- _Task instructions_:
What follows is a listing. Return every line of it exactly.

+ + + +

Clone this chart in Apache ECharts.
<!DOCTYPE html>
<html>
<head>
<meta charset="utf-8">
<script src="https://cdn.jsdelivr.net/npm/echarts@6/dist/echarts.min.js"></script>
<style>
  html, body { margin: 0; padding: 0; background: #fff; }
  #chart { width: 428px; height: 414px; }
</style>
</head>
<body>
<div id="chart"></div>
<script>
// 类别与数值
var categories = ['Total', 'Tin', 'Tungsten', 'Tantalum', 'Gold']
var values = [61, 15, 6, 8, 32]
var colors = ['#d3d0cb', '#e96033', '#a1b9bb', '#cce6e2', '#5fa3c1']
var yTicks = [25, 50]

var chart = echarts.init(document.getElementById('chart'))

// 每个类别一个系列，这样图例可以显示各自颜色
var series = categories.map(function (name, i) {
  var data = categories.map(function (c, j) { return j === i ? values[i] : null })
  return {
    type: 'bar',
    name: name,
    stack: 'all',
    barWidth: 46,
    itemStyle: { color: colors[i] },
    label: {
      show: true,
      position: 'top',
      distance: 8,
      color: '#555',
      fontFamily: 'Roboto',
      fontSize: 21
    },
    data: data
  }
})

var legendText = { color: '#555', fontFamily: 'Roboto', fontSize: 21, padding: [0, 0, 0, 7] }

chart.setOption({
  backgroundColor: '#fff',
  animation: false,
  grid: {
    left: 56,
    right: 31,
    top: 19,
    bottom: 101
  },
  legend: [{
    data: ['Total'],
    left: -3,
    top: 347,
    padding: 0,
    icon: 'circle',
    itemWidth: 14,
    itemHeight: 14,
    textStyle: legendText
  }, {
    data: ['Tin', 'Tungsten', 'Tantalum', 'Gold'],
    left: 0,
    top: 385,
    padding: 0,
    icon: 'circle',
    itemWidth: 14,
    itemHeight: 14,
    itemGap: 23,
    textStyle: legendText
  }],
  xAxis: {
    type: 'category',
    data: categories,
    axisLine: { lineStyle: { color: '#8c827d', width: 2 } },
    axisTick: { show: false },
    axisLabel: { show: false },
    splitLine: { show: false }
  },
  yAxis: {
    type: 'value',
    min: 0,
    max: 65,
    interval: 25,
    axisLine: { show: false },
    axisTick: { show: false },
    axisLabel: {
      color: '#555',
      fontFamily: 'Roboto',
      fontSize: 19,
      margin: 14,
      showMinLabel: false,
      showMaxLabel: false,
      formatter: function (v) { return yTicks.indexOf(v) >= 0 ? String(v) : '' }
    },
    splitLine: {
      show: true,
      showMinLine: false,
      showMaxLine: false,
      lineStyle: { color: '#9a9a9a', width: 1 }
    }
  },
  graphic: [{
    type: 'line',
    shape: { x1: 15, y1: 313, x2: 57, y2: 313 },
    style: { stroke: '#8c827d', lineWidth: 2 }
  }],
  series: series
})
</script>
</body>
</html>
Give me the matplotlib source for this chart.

+ + + +

- _Expected output_:
Clone this chart in Apache ECharts.
<!DOCTYPE html>
<html>
<head>
<meta charset="utf-8">
<script src="https://cdn.jsdelivr.net/npm/echarts@6/dist/echarts.min.js"></script>
<style>
  html, body { margin: 0; padding: 0; background: #fff; }
  #chart { width: 428px; height: 414px; }
</style>
</head>
<body>
<div id="chart"></div>
<script>
// 类别与数值
var categories = ['Total', 'Tin', 'Tungsten', 'Tantalum', 'Gold']
var values = [61, 15, 6, 8, 32]
var colors = ['#d3d0cb', '#e96033', '#a1b9bb', '#cce6e2', '#5fa3c1']
var yTicks = [25, 50]

var chart = echarts.init(document.getElementById('chart'))

// 每个类别一个系列，这样图例可以显示各自颜色
var series = categories.map(function (name, i) {
  var data = categories.map(function (c, j) { return j === i ? values[i] : null })
  return {
    type: 'bar',
    name: name,
    stack: 'all',
    barWidth: 46,
    itemStyle: { color: colors[i] },
    label: {
      show: true,
      position: 'top',
      distance: 8,
      color: '#555',
      fontFamily: 'Roboto',
      fontSize: 21
    },
    data: data
  }
})

var legendText = { color: '#555', fontFamily: 'Roboto', fontSize: 21, padding: [0, 0, 0, 7] }

chart.setOption({
  backgroundColor: '#fff',
  animation: false,
  grid: {
    left: 56,
    right: 31,
    top: 19,
    bottom: 101
  },
  legend: [{
    data: ['Total'],
    left: -3,
    top: 347,
    padding: 0,
    icon: 'circle',
    itemWidth: 14,
    itemHeight: 14,
    textStyle: legendText
  }, {
    data: ['Tin', 'Tungsten', 'Tantalum', 'Gold'],
    left: 0,
    top: 385,
    padding: 0,
    icon: 'circle',
    itemWidth: 14,
    itemHeight: 14,
    itemGap: 23,
    textStyle: legendText
  }],
  xAxis: {
    type: 'category',
    data: categories,
    axisLine: { lineStyle: { color: '#8c827d', width: 2 } },
    axisTick: { show: false },
    axisLabel: { show: false },
    splitLine: { show: false }
  },
  yAxis: {
    type: 'value',
    min: 0,
    max: 65,
    interval: 25,
    axisLine: { show: false },
    axisTick: { show: false },
    axisLabel: {
      color: '#555',
      fontFamily: 'Roboto',
      fontSize: 19,
      margin: 14,
      showMinLabel: false,
      showMaxLabel: false,
      formatter: function (v) { return yTicks.indexOf(v) >= 0 ? String(v) : '' }
    },
    splitLine: {
      show: true,
      showMinLine: false,
      showMaxLine: false,
      lineStyle: { color: '#9a9a9a', width: 1 }
    }
  },
  graphic: [{
    type: 'line',
    shape: { x1: 15, y1: 313, x2: 57, y2: 313 },
    style: { stroke: '#8c827d', lineWidth: 2 }
  }],
  series: series
})
</script>
</body>
</html>
Give me the matplotlib source for this chart.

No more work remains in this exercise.